• **To be done**:
Return exactly, please, the lines that run from the line with "Reproduce this chart" to the line with "const yTicks = [0, 0.004, 0.008, 0.012, 0.016];", ends included, and omit all pictures.

━━━━━━━━

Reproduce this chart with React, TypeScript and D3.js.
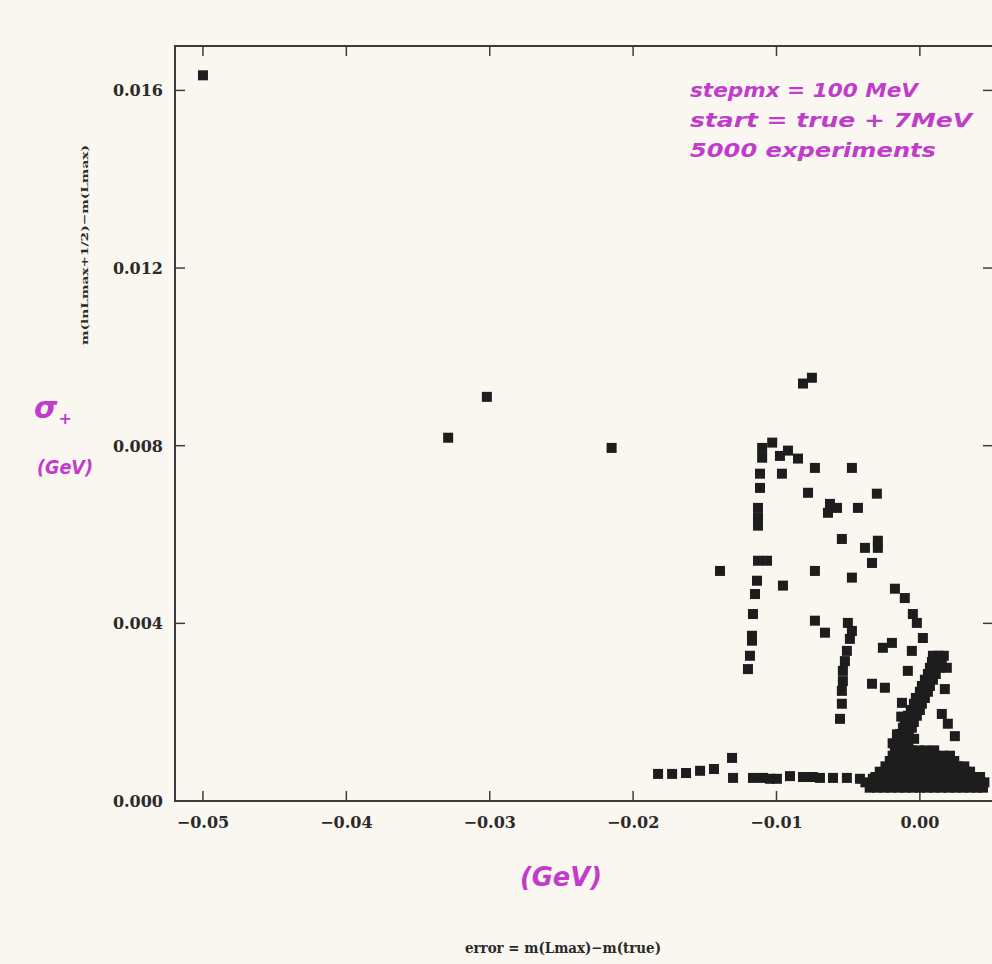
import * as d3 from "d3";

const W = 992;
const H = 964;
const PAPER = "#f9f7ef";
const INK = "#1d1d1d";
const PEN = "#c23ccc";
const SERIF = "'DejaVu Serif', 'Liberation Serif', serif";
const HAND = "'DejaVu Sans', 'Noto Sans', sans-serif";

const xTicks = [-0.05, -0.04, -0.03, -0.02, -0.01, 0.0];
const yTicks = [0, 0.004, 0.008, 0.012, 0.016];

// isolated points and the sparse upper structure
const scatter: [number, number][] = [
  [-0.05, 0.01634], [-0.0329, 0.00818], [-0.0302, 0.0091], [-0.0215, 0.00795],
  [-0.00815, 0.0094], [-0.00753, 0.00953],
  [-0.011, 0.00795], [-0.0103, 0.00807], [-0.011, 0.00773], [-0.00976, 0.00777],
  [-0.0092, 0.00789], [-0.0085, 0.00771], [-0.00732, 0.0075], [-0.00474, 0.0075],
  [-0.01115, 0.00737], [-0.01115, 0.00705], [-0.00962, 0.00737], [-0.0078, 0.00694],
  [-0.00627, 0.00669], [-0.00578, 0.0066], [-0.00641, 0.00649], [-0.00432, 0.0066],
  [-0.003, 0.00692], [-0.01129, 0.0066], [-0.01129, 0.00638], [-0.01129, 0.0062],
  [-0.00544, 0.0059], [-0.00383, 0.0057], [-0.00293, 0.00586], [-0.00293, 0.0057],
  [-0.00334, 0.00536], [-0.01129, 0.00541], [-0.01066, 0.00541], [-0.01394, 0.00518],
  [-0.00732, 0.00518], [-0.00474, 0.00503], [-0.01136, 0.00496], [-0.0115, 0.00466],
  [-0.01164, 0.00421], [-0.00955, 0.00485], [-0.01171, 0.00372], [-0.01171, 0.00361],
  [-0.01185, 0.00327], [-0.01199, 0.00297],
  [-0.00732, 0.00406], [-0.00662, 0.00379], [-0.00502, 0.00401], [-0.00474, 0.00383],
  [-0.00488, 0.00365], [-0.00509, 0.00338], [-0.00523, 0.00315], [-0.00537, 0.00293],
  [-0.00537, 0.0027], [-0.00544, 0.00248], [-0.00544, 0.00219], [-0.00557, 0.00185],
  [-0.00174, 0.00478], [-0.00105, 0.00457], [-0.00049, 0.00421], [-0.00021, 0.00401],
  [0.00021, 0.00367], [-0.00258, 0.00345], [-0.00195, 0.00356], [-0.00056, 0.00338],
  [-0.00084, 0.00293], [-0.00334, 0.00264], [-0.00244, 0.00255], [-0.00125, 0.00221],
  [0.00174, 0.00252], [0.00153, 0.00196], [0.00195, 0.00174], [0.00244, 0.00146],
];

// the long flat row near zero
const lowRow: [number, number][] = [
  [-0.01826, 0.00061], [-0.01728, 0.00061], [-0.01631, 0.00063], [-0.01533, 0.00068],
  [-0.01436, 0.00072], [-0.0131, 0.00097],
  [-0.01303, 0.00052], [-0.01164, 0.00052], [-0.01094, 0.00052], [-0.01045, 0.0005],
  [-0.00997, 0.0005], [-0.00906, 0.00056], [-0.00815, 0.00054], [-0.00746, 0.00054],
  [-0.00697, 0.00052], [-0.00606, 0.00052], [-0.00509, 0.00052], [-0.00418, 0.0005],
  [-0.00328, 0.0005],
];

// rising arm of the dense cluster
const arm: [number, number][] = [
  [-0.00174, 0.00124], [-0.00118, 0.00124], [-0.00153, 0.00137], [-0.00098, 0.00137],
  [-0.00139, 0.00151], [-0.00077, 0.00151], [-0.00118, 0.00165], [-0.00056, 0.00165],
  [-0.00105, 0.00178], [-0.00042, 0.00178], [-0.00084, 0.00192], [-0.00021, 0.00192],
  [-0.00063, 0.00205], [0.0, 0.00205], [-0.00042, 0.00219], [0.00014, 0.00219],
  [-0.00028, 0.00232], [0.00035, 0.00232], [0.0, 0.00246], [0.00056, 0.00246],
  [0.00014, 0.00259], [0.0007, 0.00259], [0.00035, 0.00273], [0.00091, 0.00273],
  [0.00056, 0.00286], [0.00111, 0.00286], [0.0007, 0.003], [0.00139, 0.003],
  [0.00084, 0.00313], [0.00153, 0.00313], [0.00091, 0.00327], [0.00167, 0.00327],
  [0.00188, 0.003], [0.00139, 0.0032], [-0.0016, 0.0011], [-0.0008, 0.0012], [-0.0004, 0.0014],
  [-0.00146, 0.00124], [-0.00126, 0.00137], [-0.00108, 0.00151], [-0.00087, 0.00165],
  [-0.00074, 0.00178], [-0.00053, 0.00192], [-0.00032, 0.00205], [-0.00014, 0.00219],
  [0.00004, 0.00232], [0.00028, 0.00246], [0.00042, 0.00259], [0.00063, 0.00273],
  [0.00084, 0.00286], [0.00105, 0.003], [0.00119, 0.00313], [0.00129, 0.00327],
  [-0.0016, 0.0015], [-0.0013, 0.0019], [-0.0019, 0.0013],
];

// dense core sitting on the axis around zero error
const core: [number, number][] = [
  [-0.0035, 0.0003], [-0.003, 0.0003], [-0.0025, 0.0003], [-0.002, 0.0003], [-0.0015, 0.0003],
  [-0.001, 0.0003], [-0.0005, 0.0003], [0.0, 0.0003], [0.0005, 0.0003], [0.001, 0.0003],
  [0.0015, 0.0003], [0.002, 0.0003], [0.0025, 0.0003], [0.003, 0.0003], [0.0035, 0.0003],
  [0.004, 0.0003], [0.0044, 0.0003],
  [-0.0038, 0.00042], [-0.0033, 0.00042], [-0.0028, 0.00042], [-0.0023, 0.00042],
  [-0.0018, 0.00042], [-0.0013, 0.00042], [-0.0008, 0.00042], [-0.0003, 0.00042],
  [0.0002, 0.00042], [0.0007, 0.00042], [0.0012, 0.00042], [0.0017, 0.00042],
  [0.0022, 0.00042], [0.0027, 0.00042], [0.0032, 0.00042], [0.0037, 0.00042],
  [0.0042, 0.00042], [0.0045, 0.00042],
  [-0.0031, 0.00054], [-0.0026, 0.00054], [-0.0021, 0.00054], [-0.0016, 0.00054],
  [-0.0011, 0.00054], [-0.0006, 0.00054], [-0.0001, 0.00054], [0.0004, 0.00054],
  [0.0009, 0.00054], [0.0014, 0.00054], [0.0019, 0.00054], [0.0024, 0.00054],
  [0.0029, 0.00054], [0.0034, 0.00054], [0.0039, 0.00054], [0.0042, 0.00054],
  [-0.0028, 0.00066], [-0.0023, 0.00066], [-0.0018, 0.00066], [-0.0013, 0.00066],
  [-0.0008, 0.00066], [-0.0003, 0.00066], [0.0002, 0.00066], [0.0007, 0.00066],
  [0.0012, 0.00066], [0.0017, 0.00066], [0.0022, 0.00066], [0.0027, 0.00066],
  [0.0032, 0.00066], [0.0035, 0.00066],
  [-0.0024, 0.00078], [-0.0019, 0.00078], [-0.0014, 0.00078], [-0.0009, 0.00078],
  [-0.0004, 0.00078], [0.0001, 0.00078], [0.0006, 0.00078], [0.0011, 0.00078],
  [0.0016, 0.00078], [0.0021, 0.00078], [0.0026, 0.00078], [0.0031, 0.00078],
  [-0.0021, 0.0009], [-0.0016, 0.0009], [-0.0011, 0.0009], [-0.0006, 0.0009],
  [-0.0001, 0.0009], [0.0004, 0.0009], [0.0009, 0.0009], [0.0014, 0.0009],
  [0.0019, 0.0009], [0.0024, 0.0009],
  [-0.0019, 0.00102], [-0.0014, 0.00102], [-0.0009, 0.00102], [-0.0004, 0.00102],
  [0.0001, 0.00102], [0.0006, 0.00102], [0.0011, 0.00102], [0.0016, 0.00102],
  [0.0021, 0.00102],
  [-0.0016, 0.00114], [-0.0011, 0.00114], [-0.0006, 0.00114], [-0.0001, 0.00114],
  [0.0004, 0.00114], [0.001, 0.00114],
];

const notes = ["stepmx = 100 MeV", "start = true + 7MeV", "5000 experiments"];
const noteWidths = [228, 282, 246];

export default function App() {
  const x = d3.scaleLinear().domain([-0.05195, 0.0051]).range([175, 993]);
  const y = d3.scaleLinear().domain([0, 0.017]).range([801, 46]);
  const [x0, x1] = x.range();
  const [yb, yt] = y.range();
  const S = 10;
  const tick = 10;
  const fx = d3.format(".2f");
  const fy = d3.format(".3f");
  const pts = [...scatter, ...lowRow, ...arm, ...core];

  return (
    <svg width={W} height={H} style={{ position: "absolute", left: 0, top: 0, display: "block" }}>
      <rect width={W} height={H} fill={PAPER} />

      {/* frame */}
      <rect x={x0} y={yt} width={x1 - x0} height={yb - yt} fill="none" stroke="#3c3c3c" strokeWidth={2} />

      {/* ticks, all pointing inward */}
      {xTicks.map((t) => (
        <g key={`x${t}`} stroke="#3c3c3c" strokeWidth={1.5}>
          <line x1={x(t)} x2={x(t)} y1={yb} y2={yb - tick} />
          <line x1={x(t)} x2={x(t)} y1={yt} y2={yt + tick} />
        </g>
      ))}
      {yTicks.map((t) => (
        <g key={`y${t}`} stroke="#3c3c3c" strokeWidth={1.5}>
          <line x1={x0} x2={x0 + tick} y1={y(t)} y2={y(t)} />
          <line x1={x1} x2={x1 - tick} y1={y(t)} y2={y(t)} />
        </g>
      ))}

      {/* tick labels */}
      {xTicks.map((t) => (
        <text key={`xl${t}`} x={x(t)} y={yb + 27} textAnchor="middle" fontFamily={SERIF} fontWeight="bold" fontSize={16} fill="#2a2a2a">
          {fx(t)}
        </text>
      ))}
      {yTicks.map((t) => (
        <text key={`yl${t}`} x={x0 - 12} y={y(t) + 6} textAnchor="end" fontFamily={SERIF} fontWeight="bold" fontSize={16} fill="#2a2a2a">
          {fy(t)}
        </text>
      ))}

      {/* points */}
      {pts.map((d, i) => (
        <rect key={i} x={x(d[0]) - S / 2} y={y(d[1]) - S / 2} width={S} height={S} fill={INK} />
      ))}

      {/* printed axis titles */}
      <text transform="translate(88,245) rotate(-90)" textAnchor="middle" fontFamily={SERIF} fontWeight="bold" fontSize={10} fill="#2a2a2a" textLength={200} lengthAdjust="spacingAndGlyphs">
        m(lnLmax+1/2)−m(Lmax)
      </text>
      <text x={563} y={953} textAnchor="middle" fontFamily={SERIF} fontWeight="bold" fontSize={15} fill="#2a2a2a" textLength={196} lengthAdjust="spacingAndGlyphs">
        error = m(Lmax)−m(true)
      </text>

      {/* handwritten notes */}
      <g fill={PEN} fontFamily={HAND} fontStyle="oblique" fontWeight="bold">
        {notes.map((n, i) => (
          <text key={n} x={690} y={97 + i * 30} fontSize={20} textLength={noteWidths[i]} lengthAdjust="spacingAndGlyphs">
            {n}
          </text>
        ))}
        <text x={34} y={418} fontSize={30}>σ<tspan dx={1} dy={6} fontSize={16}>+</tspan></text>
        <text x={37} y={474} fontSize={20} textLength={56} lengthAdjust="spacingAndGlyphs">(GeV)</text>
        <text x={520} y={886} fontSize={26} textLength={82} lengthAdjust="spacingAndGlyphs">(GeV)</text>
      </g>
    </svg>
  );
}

━━━━━━━━

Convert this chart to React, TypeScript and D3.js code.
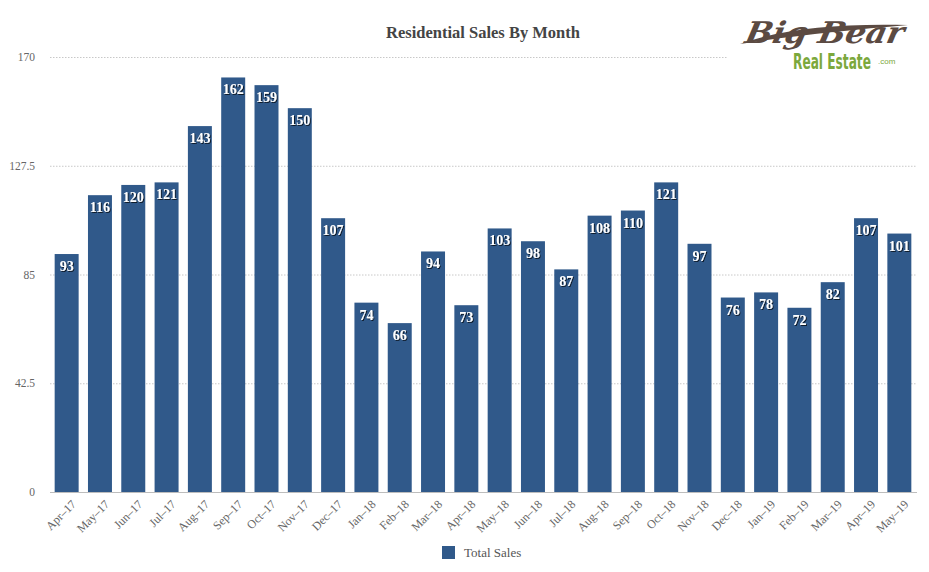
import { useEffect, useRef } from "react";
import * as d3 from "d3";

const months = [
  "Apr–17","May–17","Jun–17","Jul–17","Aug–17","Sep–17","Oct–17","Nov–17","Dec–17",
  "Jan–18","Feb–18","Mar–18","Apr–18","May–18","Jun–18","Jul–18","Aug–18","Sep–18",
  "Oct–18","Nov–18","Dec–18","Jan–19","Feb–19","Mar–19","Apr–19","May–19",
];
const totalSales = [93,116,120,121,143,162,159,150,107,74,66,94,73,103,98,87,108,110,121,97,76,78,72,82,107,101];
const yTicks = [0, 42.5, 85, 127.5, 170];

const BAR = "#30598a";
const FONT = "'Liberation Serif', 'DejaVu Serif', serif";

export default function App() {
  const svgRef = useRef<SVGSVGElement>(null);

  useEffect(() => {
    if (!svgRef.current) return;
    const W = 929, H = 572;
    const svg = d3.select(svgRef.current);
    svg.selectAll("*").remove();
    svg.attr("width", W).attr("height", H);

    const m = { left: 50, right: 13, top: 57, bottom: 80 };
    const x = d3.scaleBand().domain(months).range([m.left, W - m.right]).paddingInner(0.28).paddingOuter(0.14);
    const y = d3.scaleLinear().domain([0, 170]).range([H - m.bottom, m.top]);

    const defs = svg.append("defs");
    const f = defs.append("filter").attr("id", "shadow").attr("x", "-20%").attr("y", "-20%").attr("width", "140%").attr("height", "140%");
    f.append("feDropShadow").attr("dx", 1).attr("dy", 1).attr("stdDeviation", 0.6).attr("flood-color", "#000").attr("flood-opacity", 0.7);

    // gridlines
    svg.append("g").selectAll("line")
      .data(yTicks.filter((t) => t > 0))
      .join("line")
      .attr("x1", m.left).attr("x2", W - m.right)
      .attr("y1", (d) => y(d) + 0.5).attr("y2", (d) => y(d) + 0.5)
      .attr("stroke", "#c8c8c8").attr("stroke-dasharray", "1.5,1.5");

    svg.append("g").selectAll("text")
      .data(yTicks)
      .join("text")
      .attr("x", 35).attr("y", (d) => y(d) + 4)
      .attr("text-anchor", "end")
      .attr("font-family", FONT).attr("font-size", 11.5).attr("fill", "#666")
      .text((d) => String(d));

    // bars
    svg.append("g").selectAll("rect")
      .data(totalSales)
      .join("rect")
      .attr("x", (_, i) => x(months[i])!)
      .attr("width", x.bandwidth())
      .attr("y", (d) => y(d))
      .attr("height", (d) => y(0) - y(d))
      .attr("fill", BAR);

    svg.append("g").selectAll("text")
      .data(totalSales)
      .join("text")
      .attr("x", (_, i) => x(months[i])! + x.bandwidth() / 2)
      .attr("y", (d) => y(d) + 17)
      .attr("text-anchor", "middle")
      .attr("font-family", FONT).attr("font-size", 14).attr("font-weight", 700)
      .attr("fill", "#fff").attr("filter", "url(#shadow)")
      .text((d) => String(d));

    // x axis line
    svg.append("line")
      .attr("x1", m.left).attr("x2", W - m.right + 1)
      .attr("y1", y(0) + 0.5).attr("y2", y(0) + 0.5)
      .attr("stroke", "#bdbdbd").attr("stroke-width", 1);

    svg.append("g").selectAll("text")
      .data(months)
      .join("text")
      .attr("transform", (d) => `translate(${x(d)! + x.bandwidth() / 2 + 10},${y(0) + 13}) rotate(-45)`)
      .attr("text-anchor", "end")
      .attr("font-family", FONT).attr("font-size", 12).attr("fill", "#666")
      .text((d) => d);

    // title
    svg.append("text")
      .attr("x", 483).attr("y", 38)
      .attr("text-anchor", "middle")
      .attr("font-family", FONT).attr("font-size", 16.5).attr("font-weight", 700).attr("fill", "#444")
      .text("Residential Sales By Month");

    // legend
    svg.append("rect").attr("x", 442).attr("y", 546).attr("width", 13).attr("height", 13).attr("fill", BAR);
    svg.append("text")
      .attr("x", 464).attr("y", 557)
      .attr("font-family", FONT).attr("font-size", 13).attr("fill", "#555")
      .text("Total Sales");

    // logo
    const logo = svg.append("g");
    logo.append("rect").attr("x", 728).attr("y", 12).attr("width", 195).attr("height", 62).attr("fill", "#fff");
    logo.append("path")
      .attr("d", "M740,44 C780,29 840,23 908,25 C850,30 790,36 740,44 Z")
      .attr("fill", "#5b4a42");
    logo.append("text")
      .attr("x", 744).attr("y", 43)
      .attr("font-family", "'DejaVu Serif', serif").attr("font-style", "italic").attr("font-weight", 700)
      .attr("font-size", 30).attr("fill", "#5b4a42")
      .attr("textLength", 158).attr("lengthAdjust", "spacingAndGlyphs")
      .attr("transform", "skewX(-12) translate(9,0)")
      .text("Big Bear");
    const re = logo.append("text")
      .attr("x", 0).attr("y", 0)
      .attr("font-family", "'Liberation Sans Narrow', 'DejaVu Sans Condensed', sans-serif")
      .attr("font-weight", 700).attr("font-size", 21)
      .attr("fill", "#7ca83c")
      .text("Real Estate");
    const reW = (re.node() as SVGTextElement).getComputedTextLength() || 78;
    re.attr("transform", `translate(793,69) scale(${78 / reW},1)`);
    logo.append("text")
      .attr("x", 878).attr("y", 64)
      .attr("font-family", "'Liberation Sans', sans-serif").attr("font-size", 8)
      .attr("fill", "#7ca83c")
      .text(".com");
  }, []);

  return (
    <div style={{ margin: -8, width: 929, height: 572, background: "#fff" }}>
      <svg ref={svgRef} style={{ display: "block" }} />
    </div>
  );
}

━━━━━━━━

• **Solution for this problem**:
Reproduce this chart with React, TypeScript and D3.js.
import * as d3 from "d3";

const W = 992;
const H = 964;
const PAPER = "#f9f7ef";
const INK = "#1d1d1d";
const PEN = "#c23ccc";
const SERIF = "'DejaVu Serif', 'Liberation Serif', serif";
const HAND = "'DejaVu Sans', 'Noto Sans', sans-serif";

const xTicks = [-0.05, -0.04, -0.03, -0.02, -0.01, 0.0];
const yTicks = [0, 0.004, 0.008, 0.012, 0.016];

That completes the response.